→ **Written task**
Find every line in the records that holds the string "this". Copy each one.

→ **Raw data**
--- Start ---

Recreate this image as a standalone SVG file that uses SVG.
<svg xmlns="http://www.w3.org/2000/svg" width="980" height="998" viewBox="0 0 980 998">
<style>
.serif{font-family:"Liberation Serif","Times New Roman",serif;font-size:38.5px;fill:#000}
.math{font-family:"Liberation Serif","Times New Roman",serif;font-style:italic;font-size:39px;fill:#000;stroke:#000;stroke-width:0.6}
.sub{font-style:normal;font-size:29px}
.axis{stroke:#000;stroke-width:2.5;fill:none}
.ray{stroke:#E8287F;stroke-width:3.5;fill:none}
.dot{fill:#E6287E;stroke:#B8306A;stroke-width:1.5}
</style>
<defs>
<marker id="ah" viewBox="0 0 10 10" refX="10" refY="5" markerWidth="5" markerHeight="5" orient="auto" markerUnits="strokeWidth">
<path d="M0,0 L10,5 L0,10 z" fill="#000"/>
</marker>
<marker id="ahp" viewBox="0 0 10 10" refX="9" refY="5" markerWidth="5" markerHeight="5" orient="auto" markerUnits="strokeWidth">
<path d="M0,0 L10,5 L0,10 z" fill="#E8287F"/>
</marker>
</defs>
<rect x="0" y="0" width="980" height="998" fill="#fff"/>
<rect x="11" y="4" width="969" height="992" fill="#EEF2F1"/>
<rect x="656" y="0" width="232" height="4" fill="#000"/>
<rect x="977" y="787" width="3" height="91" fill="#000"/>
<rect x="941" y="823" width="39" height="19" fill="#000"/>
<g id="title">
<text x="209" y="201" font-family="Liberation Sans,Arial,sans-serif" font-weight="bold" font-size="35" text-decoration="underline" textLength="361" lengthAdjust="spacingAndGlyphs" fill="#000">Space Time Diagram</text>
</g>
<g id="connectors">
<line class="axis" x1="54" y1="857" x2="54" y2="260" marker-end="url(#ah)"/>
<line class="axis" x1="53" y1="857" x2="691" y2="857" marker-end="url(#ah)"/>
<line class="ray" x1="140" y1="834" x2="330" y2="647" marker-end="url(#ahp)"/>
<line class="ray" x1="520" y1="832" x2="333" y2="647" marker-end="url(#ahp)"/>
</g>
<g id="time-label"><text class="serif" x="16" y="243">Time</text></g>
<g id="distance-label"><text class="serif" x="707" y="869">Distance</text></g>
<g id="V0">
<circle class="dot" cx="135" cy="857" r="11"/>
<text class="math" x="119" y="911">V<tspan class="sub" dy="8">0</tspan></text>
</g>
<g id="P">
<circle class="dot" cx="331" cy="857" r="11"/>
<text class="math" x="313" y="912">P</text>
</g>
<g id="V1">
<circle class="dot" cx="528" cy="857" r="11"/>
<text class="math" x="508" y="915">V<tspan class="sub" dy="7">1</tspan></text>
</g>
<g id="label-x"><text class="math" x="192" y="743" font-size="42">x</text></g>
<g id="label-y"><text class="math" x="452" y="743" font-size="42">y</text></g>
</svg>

--- End ---
--- Start ---

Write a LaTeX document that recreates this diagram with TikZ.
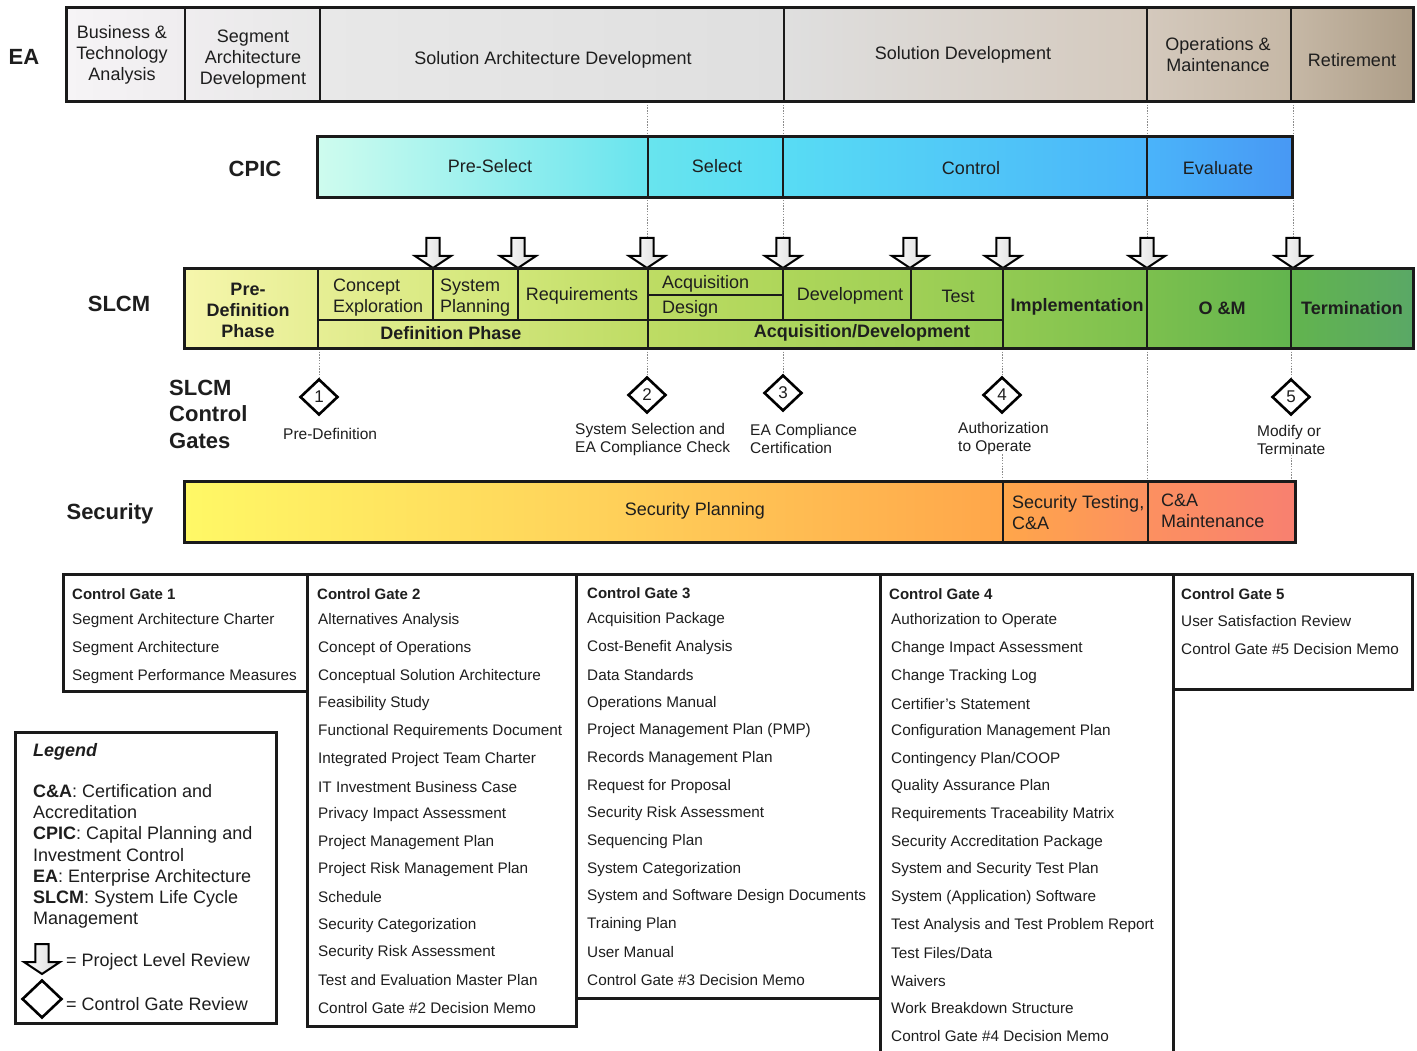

--- End ---

→ **Correct answer**
Recreate this image as a standalone SVG file that uses SVG.
Write a LaTeX document that recreates this diagram with TikZ.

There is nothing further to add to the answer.